Tardes de Soledad , n’en déplaise aux tenants des retransmissions télévisuelles n’est pas un documentaire. Voilà la première vérité qu’assène ce film magnifique et dur. Lors de la projection d’hier soir à La Rochelle en présence du réalisateur, on a vécu des moments d’une assez réjouiissante diversité: il y avait dans la très nombreuse assistance de quoi tracer des portraits d’aficionados proches de la caricature: »Monsieur votre film m’a énormément déplu dit l’un, la soixantaine bien tassée, j’ai vu beaucoup de corridas, ce n’est pas come ça qu’il faut voir la tauromachie, et puis d’ailleuirs je déteste Roca Rey… etc etc.
Une autre, j’ai filmé pour la télévision des corridas à Bayonne et à Béziers,j’ai vu aussi le 16 septembre 2002 à Nimes la plus belle corrida possible et donc je ny vais plus…
Le malheureux Albert Serra était coi!
Alors que d’autres, enthousiasmés par l’émouvant montage, une bande son absolument formidable, pas de musique, le bruit la rumeur la fureur,la répétition de scènes impossibles à prévoir.. Allez donc monter un scenario pour diriger les deux acteurs, toro et torero. Vous me suivez?
Imaginez aussi que le Réalisateur soit gêné par les exigences supposées du Matador, qu’adviendrait il de ce film qui ne veut qu’une chose, montrer le réel, les coups du sort, tout le temps heureux, chanceux malgré des chocs effarants, dont un épinglage du toro sur Roca à la barrière pas loin du tendido 7 qui l’insulte et là, la mort possible mais évitée, se taisent.
A un autre moment, merveille absolue de la tehnique sonore, tous les intervenants cuadrilla, torero, picador équipés de micros ultra sensibles cousus dans leur costumes, on entend, durant trois naturelles que l’on voit fort bien , réalisées un peu moins bien, on entend une fille hurler »Tenga miedo! »( Il a Peur) et aussitôt en contrepoint, le regard fou de Roca qui se bat depuis un moment avec ce manso impossible comprend que la fille a raison non sur sa peur mais sur son toreo imparfait,et là, il y a un grand plan séquence ou, sans jouer , Roca est un acteur au sens propre du mot.Notons qu’on ne voit JAMAIS le public .

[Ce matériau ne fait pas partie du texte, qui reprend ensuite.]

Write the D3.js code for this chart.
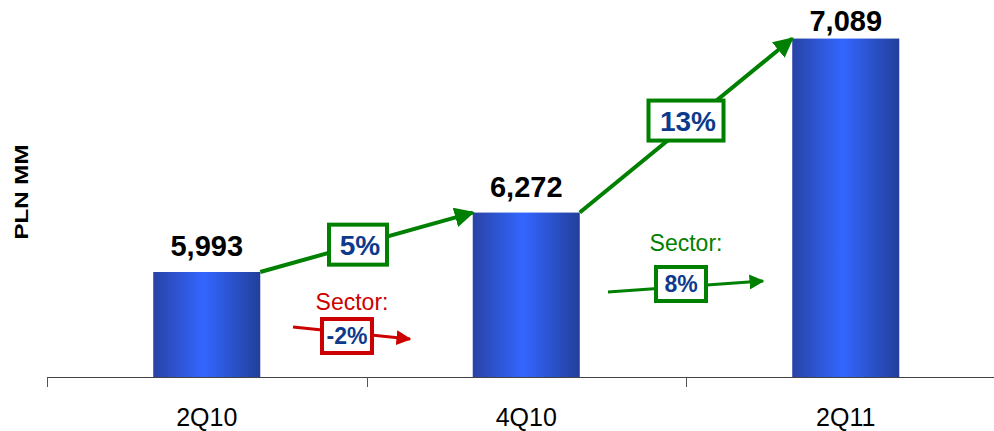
<!DOCTYPE html>
<html>
<head>
<meta charset="utf-8">
<script src="https://cdn.jsdelivr.net/npm/d3@7"></script>
<style>
  body { margin: 0; background: #fff; }
  text { font-family: "Liberation Sans", Arial, sans-serif; }
</style>
</head>
<body>
<script>
const categories = ["2Q10", "4Q10", "2Q11"];
const values = [5993, 6272, 7089];
const growthLabels = ["5%", "13%"];
const sectorLabels = ["-2%", "8%"];
const sectorColors = ["#cc0000", "#008000"];

const width = 994,
      height = 431,
      left = 47,
      baseY = 377;

const svg = d3.select("body")
    .append("svg")
    .attr("width", width)
    .attr("height", height);

const defs = svg.append("defs");
const grad = defs.append("linearGradient")
    .attr("id", "barGrad")
    .attr("x1", "0%").attr("x2", "100%").attr("y1", "0%").attr("y2", "0%");
grad.append("stop").attr("offset", "0%").attr("stop-color", "#2843a6");
grad.append("stop").attr("offset", "47%").attr("stop-color", "#3366ff");
grad.append("stop").attr("offset", "100%").attr("stop-color", "#223f9a");

function marker(id, color) {
    defs.append("marker")
        .attr("id", id)
        .attr("viewBox", "0 0 10 10")
        .attr("refX", 9).attr("refY", 5)
        .attr("markerWidth", 5).attr("markerHeight", 5)
        .attr("markerUnits", "strokeWidth")
        .attr("orient", "auto")
        .append("path")
        .attr("d", "M0,0 L10,5 L0,10 Z")
        .attr("fill", color);
}
marker("arrGreen", "#008000");
marker("arrRed", "#cc0000");

const x = d3.scaleBand()
    .domain(categories)
    .range([left, left + 3 * 319.5])
    .paddingInner(0.665)
    .paddingOuter(0.3325);

const y = d3.scaleLinear()
    .domain([5500, 7270])
    .range([baseY, 0]);

// x axis, ticks sit between categories
const tickX = categories.map(function (d, i) { return left + i * 319.5; });
svg.append("line")
    .attr("x1", left).attr("x2", width)
    .attr("y1", baseY + 0.5).attr("y2", baseY + 0.5)
    .attr("stroke", "#444").attr("stroke-width", 1.2);
svg.selectAll(".tick")
    .data(tickX)
    .enter()
    .append("line")
    .attr("x1", function (d) { return Math.round(d) + 0.5; })
    .attr("x2", function (d) { return Math.round(d) + 0.5; })
    .attr("y1", baseY).attr("y2", baseY + 10)
    .attr("stroke", "#555");

svg.selectAll(".cat")
    .data(categories)
    .enter()
    .append("text")
    .attr("x", function (d) { return x(d) + x.bandwidth() / 2; })
    .attr("y", 426)
    .attr("text-anchor", "middle")
    .attr("font-size", 25)
    .attr("fill", "#000")
    .text(function (d) { return d; });

svg.append("text")
    .attr("transform", "translate(28,192)rotate(-90)")
    .attr("text-anchor", "middle")
    .attr("font-size", 18)
    .attr("font-weight", "bold")
    .attr("textLength", 95)
    .attr("lengthAdjust", "spacingAndGlyphs")
    .text("PLN MM");

// bars
svg.selectAll(".bar")
    .data(values)
    .enter()
    .append("rect")
    .attr("x", function (d, i) { return x(categories[i]); })
    .attr("y", function (d) { return y(d); })
    .attr("width", x.bandwidth())
    .attr("height", function (d) { return baseY - y(d); })
    .attr("fill", "url(#barGrad)");

svg.selectAll(".val")
    .data(values)
    .enter()
    .append("text")
    .attr("x", function (d, i) { return x(categories[i]) + x.bandwidth() / 2; })
    .attr("y", function (d) { return Math.max(y(d) - 16, 31); })
    .attr("text-anchor", "middle")
    .attr("font-size", 29)
    .attr("font-weight", "bold")
    .text(function (d) { return d3.format(",")(d); });

// growth arrows between bar tops
const boxSpec = [{t: 0.46, dy: 0, w: 58}, {t: 0.5, dy: -5, w: 75}];
growthLabels.forEach(function (lab, i) {
    const x1 = x(categories[i]) + x.bandwidth(),
          y1 = y(values[i]),
          x2 = x(categories[i + 1]),
          y2 = y(values[i + 1]);
    svg.append("line")
        .attr("x1", x1).attr("y1", y1)
        .attr("x2", x2).attr("y2", y2)
        .attr("stroke", "#008000")
        .attr("stroke-width", 4)
        .attr("marker-end", "url(#arrGreen)");
    const b = boxSpec[i];
    const cx = x1 + (x2 - x1) * b.t,
          cy = y1 + (y2 - y1) * b.t + b.dy;
    svg.append("rect")
        .attr("x", cx - b.w / 2).attr("y", cy - 20)
        .attr("width", b.w).attr("height", 40)
        .attr("fill", "#fff")
        .attr("stroke", "#008000")
        .attr("stroke-width", 4);
    svg.append("text")
        .attr("x", cx + 2).attr("y", cy + 10)
        .attr("text-anchor", "middle")
        .attr("font-size", 28)
        .attr("font-weight", "bold")
        .attr("fill", "#0d3a8c")
        .text(lab);
});

// sector annotations
const sectorPos = [
    {cx: 347, ty: 310, tx: 352, x1: 293, y1: 327, x2: 410, y2: 339, by: 336},
    {cx: 681, ty: 251, tx: 686, x1: 608, y1: 292, x2: 763, y2: 281, by: 284}
];
sectorLabels.forEach(function (lab, i) {
    const p = sectorPos[i], col = sectorColors[i];
    svg.append("text")
        .attr("x", p.tx).attr("y", p.ty)
        .attr("text-anchor", "middle")
        .attr("font-size", 23)
        .attr("fill", col)
        .text("Sector:");
    svg.append("line")
        .attr("x1", p.x1).attr("y1", p.y1)
        .attr("x2", p.x2).attr("y2", p.y2)
        .attr("stroke", col)
        .attr("stroke-width", 3)
        .attr("marker-end", i === 0 ? "url(#arrRed)" : "url(#arrGreen)");
    svg.append("rect")
        .attr("x", p.cx - 25).attr("y", p.by - 17)
        .attr("width", 50).attr("height", 34)
        .attr("fill", "#fff")
        .attr("stroke", col)
        .attr("stroke-width", 4);
    svg.append("text")
        .attr("x", p.cx).attr("y", p.by + 8)
        .attr("text-anchor", "middle")
        .attr("font-size", 23)
        .attr("font-weight", "bold")
        .attr("fill", "#0d3a8c")
        .text(lab);
});
</script>
</body>
</html>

On est tout le temps dans le réel si dur, si fort, que peut être m’a t il manqué et je l’ai dit à Albert Serra, d’avoir montré un peu plus l’oxymore taurin par excellence,la douce violence.
Mais revenons à notre sujet, il faut aller voir ce film en cinéphile et si on y va en aficionado à los toros il faut accepter le parti pris de ce qu’ implique le cinéma, une construction, un montage, une bande son une esthetique superbe , une impudeur totale, et d’ailleurs Roca Rey avait laissé toute liberté à l’quipe de tournage.
On voit la fraternité, l’amitié, l’admiration et la grossièreté » à l’espagnole », des dialogues de PUTA MADRE! de Hijo de puta,
On n’est à aucun moment dans une académie de danse! On torée, on risque la MORT, on la donne, plus ou moins bien, En Public, Scandale assumé, Fermez le banc.
Ce film a été récompensé en Espagne par les taurins.

Favoriserait il les positions anti corrida, et les Opposants à cet Art se sentiront ils confortés dans leur jugements? En aucun cas , ils ont déjà triché pour parler de notre passion et la plus claire argumentation favorable àu film consiste à dire, comme son réalisateur: « Jai fait un film sur le déroulement de cinq corridas, Madrid, Séville, etc…Je ne suis ni pour ni contre la corrida, j’ai filmé avec mon regard neutre un être quelquefois si seul qu’il en est transparent, pas de fiction, la réalité » .
Contrairement à ce que j’ai pu lire ici sur ce film, on a des séries de naturelles entières, au ras des cornes, peu de cape, éviter l’ envol vers le joli, des costumes rouge et Azabache seul choix guidé par le cinéaste, des sorties des arènes sans triomphe mais après passage à l’infirmerie en tenue de pyjama hospitalier, les larmes de certains peones, leur admiration pour ce torero qui a les couilles plus grosses que l’arène toute entière .(Dixit Viruta, banderillero)
Mais, évidemment , si vous êtes assez sots pour détester Roca Rey comme Madrid le fait et l’a fait naguère pour Juli ou d’autres… N’ y allez pas, mais tant pis pour vous.
Grand FILM, pas pour grand public , et encore, justement, je me trompe peut-être.